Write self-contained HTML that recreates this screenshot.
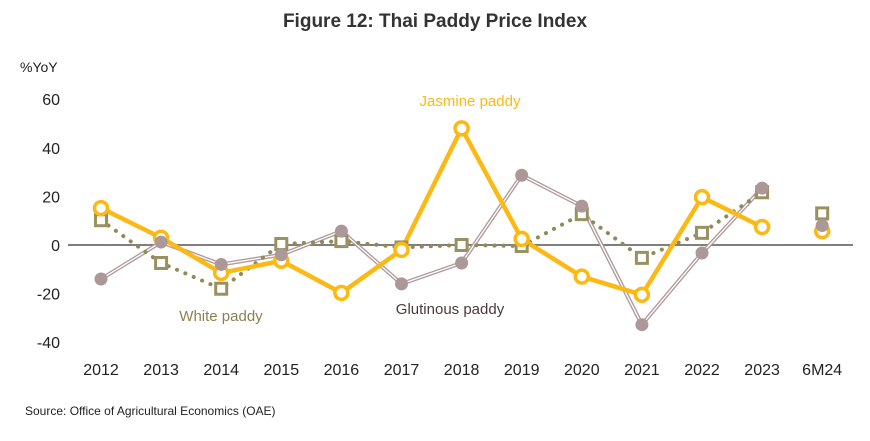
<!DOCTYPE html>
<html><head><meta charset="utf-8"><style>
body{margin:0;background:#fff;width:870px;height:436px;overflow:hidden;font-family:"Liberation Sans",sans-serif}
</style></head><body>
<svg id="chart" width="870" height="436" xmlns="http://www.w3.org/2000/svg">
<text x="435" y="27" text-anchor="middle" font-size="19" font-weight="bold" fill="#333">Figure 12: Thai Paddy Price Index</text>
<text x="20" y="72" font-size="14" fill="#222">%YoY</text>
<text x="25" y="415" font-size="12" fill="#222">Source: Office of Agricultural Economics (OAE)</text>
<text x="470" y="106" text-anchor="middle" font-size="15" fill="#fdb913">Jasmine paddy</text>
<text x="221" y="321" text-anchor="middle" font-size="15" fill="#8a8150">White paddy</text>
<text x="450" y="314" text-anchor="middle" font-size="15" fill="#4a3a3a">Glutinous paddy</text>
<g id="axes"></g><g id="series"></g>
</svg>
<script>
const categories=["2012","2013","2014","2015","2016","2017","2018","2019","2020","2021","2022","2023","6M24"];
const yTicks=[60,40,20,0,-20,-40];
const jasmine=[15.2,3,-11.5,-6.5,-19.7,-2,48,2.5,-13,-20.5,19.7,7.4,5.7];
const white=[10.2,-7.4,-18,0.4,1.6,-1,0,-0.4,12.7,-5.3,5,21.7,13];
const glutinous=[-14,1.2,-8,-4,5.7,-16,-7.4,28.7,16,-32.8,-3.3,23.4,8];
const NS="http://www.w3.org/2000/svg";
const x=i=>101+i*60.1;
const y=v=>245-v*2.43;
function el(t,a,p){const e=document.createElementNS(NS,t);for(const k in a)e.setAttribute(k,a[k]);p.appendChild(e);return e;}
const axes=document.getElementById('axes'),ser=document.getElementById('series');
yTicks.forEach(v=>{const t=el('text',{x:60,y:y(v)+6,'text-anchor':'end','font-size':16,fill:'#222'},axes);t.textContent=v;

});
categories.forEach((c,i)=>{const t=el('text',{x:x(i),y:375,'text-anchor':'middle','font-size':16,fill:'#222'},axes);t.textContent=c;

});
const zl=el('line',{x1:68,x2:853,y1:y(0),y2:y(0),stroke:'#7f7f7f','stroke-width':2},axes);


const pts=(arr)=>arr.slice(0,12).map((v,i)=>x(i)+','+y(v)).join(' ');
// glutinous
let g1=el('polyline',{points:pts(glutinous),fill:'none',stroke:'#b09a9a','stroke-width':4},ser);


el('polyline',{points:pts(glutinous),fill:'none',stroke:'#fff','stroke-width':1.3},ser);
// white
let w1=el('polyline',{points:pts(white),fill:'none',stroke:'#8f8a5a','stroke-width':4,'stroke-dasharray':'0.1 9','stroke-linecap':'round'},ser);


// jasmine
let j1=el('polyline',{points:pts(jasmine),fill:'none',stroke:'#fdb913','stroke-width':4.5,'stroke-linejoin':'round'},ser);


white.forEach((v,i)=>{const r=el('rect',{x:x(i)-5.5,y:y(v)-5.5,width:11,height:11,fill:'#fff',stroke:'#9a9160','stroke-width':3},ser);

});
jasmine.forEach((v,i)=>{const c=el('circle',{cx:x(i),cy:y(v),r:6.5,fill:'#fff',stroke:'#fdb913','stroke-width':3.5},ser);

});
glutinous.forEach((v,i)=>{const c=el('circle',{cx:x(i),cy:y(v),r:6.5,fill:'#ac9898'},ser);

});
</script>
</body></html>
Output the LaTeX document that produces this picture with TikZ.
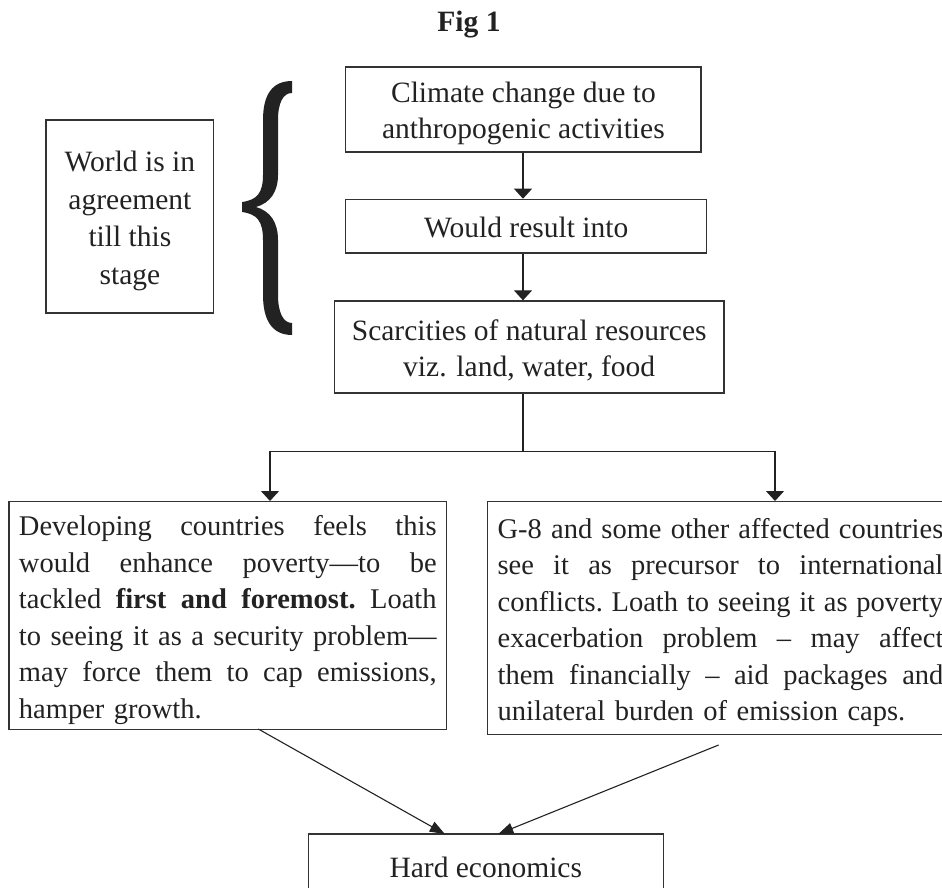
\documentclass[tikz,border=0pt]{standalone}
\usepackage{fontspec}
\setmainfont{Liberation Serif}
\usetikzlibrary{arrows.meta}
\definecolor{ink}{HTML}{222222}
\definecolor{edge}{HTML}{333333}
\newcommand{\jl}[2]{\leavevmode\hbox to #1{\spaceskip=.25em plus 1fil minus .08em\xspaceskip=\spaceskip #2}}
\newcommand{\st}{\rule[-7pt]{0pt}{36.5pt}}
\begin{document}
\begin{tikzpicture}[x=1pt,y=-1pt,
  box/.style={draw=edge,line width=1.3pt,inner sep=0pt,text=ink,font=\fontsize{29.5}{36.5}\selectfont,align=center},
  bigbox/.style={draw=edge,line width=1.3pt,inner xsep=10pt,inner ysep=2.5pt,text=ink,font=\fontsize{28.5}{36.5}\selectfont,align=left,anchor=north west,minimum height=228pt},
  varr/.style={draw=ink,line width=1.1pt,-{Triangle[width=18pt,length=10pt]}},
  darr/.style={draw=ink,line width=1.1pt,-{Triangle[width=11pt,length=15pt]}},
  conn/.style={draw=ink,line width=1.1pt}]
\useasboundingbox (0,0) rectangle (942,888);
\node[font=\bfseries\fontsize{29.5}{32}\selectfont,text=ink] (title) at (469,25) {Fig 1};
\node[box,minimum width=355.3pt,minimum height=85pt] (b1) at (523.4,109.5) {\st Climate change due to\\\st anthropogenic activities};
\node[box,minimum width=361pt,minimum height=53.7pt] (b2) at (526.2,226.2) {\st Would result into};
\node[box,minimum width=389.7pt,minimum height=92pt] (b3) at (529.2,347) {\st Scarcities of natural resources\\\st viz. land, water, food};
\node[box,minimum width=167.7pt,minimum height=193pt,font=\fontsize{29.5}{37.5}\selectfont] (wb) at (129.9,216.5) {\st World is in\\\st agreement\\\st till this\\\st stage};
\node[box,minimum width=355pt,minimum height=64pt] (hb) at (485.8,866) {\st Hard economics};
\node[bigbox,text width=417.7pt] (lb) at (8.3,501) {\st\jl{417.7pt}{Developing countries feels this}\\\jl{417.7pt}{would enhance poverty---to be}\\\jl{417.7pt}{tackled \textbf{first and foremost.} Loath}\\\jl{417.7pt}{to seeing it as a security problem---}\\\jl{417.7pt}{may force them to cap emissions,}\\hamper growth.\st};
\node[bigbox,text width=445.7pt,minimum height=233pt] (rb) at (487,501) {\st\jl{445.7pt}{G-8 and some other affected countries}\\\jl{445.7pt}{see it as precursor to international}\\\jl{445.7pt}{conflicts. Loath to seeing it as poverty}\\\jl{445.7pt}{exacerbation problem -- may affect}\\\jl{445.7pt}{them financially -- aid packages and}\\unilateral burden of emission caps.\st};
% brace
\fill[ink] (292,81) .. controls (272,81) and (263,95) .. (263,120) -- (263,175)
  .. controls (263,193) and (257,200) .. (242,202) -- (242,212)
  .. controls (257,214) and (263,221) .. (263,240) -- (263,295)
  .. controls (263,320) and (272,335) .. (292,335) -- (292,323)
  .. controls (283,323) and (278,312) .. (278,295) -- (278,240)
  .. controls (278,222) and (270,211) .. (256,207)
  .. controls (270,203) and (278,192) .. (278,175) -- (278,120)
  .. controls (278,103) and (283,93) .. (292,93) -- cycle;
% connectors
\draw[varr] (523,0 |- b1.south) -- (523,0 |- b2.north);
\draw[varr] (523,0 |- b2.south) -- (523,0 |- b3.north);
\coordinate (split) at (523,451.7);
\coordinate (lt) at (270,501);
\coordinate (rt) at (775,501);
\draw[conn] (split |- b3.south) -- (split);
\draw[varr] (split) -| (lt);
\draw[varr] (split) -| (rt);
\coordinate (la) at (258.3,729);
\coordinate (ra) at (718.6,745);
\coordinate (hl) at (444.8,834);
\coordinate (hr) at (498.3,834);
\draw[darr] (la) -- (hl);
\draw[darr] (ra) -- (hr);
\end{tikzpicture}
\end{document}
++++
◆ **WRITTEN REQUEST**: The pictures should not be reproduced; quote all of the other material exactly.

◆ **ANSWER TO THIS TASK**:
Write self-contained HTML that recreates this screenshot.
<!DOCTYPE html>
<html><head><meta charset="utf-8"><style>
body{margin:0;background:#fff;width:870px;height:436px;overflow:hidden;font-family:"Liberation Sans",sans-serif}
</style></head><body>
<svg id="chart" width="870" height="436" xmlns="http://www.w3.org/2000/svg">
<text x="435" y="27" text-anchor="middle" font-size="19" font-weight="bold" fill="#333">Figure 12: Thai Paddy Price Index</text>
<text x="20" y="72" font-size="14" fill="#222">%YoY</text>
<text x="25" y="415" font-size="12" fill="#222">Source: Office of Agricultural Economics (OAE)</text>
<text x="470" y="106" text-anchor="middle" font-size="15" fill="#fdb913">Jasmine paddy</text>
<text x="221" y="321" text-anchor="middle" font-size="15" fill="#8a8150">White paddy</text>
<text x="450" y="314" text-anchor="middle" font-size="15" fill="#4a3a3a">Glutinous paddy</text>
<g id="axes"></g><g id="series"></g>
</svg>
<script>
const categories=["2012","2013","2014","2015","2016","2017","2018","2019","2020","2021","2022","2023","6M24"];
const yTicks=[60,40,20,0,-20,-40];
const jasmine=[15.2,3,-11.5,-6.5,-19.7,-2,48,2.5,-13,-20.5,19.7,7.4,5.7];
const white=[10.2,-7.4,-18,0.4,1.6,-1,0,-0.4,12.7,-5.3,5,21.7,13];
const glutinous=[-14,1.2,-8,-4,5.7,-16,-7.4,28.7,16,-32.8,-3.3,23.4,8];
const NS="http://www.w3.org/2000/svg";
const x=i=>101+i*60.1;
const y=v=>245-v*2.43;
function el(t,a,p){const e=document.createElementNS(NS,t);for(const k in a)e.setAttribute(k,a[k]);p.appendChild(e);return e;}
const axes=document.getElementById('axes'),ser=document.getElementById('series');
yTicks.forEach(v=>{const t=el('text',{x:60,y:y(v)+6,'text-anchor':'end','font-size':16,fill:'#222'},axes);t.textContent=v;

});
categories.forEach((c,i)=>{const t=el('text',{x:x(i),y:375,'text-anchor':'middle','font-size':16,fill:'#222'},axes);t.textContent=c;

});
const zl=el('line',{x1:68,x2:853,y1:y(0),y2:y(0),stroke:'#7f7f7f','stroke-width':2},axes);


const pts=(arr)=>arr.slice(0,12).map((v,i)=>x(i)+','+y(v)).join(' ');
// glutinous
let g1=el('polyline',{points:pts(glutinous),fill:'none',stroke:'#b09a9a','stroke-width':4},ser);


el('polyline',{points:pts(glutinous),fill:'none',stroke:'#fff','stroke-width':1.3},ser);
// white
let w1=el('polyline',{points:pts(white),fill:'none',stroke:'#8f8a5a','stroke-width':4,'stroke-dasharray':'0.1 9','stroke-linecap':'round'},ser);


// jasmine
let j1=el('polyline',{points:pts(jasmine),fill:'none',stroke:'#fdb913','stroke-width':4.5,'stroke-linejoin':'round'},ser);


white.forEach((v,i)=>{const r=el('rect',{x:x(i)-5.5,y:y(v)-5.5,width:11,height:11,fill:'#fff',stroke:'#9a9160','stroke-width':3},ser);

});
jasmine.forEach((v,i)=>{const c=el('circle',{cx:x(i),cy:y(v),r:6.5,fill:'#fff',stroke:'#fdb913','stroke-width':3.5},ser);

});
glutinous.forEach((v,i)=>{const c=el('circle',{cx:x(i),cy:y(v),r:6.5,fill:'#ac9898'},ser);

});
</script>
</body></html>
Output the LaTeX document that produces this picture with TikZ.
\documentclass[tikz,border=0pt]{standalone}
\usepackage{fontspec}
\setmainfont{Liberation Serif}
\usetikzlibrary{arrows.meta}
\definecolor{ink}{HTML}{222222}
\definecolor{edge}{HTML}{333333}
\newcommand{\jl}[2]{\leavevmode\hbox to #1{\spaceskip=.25em plus 1fil minus .08em\xspaceskip=\spaceskip #2}}
\newcommand{\st}{\rule[-7pt]{0pt}{36.5pt}}
\begin{document}
\begin{tikzpicture}[x=1pt,y=-1pt,
  box/.style={draw=edge,line width=1.3pt,inner sep=0pt,text=ink,font=\fontsize{29.5}{36.5}\selectfont,align=center},
  bigbox/.style={draw=edge,line width=1.3pt,inner xsep=10pt,inner ysep=2.5pt,text=ink,font=\fontsize{28.5}{36.5}\selectfont,align=left,anchor=north west,minimum height=228pt},
  varr/.style={draw=ink,line width=1.1pt,-{Triangle[width=18pt,length=10pt]}},
  darr/.style={draw=ink,line width=1.1pt,-{Triangle[width=11pt,length=15pt]}},
  conn/.style={draw=ink,line width=1.1pt}]
\useasboundingbox (0,0) rectangle (942,888);
\node[font=\bfseries\fontsize{29.5}{32}\selectfont,text=ink] (title) at (469,25) {Fig 1};
\node[box,minimum width=355.3pt,minimum height=85pt] (b1) at (523.4,109.5) {\st Climate change due to\\\st anthropogenic activities};
\node[box,minimum width=361pt,minimum height=53.7pt] (b2) at (526.2,226.2) {\st Would result into};
\node[box,minimum width=389.7pt,minimum height=92pt] (b3) at (529.2,347) {\st Scarcities of natural resources\\\st viz. land, water, food};
\node[box,minimum width=167.7pt,minimum height=193pt,font=\fontsize{29.5}{37.5}\selectfont] (wb) at (129.9,216.5) {\st World is in\\\st agreement\\\st till this\\\st stage};
\node[box,minimum width=355pt,minimum height=64pt] (hb) at (485.8,866) {\st Hard economics};
\node[bigbox,text width=417.7pt] (lb) at (8.3,501) {\st\jl{417.7pt}{Developing countries feels this}\\\jl{417.7pt}{would enhance poverty---to be}\\\jl{417.7pt}{tackled \textbf{first and foremost.} Loath}\\\jl{417.7pt}{to seeing it as a security problem---}\\\jl{417.7pt}{may force them to cap emissions,}\\hamper growth.\st};
\node[bigbox,text width=445.7pt,minimum height=233pt] (rb) at (487,501) {\st\jl{445.7pt}{G-8 and some other affected countries}\\\jl{445.7pt}{see it as precursor to international}\\\jl{445.7pt}{conflicts. Loath to seeing it as poverty}\\\jl{445.7pt}{exacerbation problem -- may affect}\\\jl{445.7pt}{them financially -- aid packages and}\\unilateral burden of emission caps.\st};
% brace
\fill[ink] (292,81) .. controls (272,81) and (263,95) .. (263,120) -- (263,175)
  .. controls (263,193) and (257,200) .. (242,202) -- (242,212)
  .. controls (257,214) and (263,221) .. (263,240) -- (263,295)
  .. controls (263,320) and (272,335) .. (292,335) -- (292,323)
  .. controls (283,323) and (278,312) .. (278,295) -- (278,240)
  .. controls (278,222) and (270,211) .. (256,207)
  .. controls (270,203) and (278,192) .. (278,175) -- (278,120)
  .. controls (278,103) and (283,93) .. (292,93) -- cycle;
% connectors
\draw[varr] (523,0 |- b1.south) -- (523,0 |- b2.north);
\draw[varr] (523,0 |- b2.south) -- (523,0 |- b3.north);
\coordinate (split) at (523,451.7);
\coordinate (lt) at (270,501);
\coordinate (rt) at (775,501);
\draw[conn] (split |- b3.south) -- (split);
\draw[varr] (split) -| (lt);
\draw[varr] (split) -| (rt);
\coordinate (la) at (258.3,729);
\coordinate (ra) at (718.6,745);
\coordinate (hl) at (444.8,834);
\coordinate (hr) at (498.3,834);
\draw[darr] (la) -- (hl);
\draw[darr] (ra) -- (hr);
\end{tikzpicture}
\end{document}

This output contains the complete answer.